### EXERCISE AIM:
Which lines below hold the word "matplotlib"? Copy all of them.
-- BEGIN --
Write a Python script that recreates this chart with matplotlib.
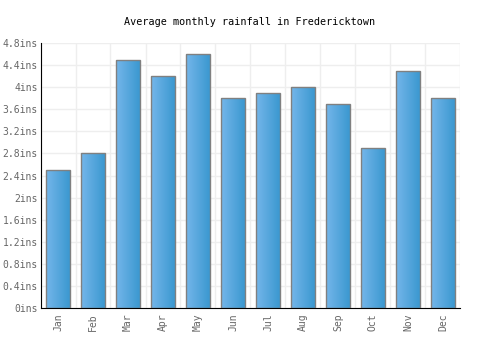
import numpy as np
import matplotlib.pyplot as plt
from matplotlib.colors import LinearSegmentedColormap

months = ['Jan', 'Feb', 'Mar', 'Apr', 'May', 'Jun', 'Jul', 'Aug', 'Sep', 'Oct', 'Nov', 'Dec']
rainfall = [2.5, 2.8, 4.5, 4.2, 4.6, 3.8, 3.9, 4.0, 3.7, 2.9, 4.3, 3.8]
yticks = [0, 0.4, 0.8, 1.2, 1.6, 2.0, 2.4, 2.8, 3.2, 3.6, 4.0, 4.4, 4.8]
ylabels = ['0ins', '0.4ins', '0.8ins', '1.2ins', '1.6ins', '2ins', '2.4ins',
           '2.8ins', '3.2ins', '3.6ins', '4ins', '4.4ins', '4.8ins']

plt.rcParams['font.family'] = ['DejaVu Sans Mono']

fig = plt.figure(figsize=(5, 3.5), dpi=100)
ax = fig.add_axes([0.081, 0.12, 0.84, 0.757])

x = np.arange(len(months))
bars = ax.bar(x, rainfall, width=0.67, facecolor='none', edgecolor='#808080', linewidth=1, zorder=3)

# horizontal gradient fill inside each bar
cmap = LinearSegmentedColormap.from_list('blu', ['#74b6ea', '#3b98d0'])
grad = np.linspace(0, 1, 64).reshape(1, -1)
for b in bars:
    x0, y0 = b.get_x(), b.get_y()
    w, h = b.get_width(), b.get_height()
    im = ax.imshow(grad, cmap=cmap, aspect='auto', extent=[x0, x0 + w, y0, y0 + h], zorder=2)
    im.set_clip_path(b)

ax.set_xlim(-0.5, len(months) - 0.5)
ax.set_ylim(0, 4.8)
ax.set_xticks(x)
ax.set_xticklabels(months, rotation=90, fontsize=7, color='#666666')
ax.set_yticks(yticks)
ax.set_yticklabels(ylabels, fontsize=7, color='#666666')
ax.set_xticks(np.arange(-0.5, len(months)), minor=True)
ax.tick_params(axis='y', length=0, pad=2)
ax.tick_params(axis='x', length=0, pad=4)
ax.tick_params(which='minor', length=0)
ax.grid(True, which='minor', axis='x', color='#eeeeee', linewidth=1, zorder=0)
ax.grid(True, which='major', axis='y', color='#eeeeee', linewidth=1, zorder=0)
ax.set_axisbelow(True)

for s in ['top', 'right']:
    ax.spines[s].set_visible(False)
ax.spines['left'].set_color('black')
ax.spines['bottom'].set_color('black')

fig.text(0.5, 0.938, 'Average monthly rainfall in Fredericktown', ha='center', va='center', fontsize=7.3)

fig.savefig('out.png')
-- END --
### WRITTEN SOLUTION:
Write a Python script that recreates this chart with matplotlib.
import matplotlib.pyplot as plt
from matplotlib.colors import LinearSegmentedColormap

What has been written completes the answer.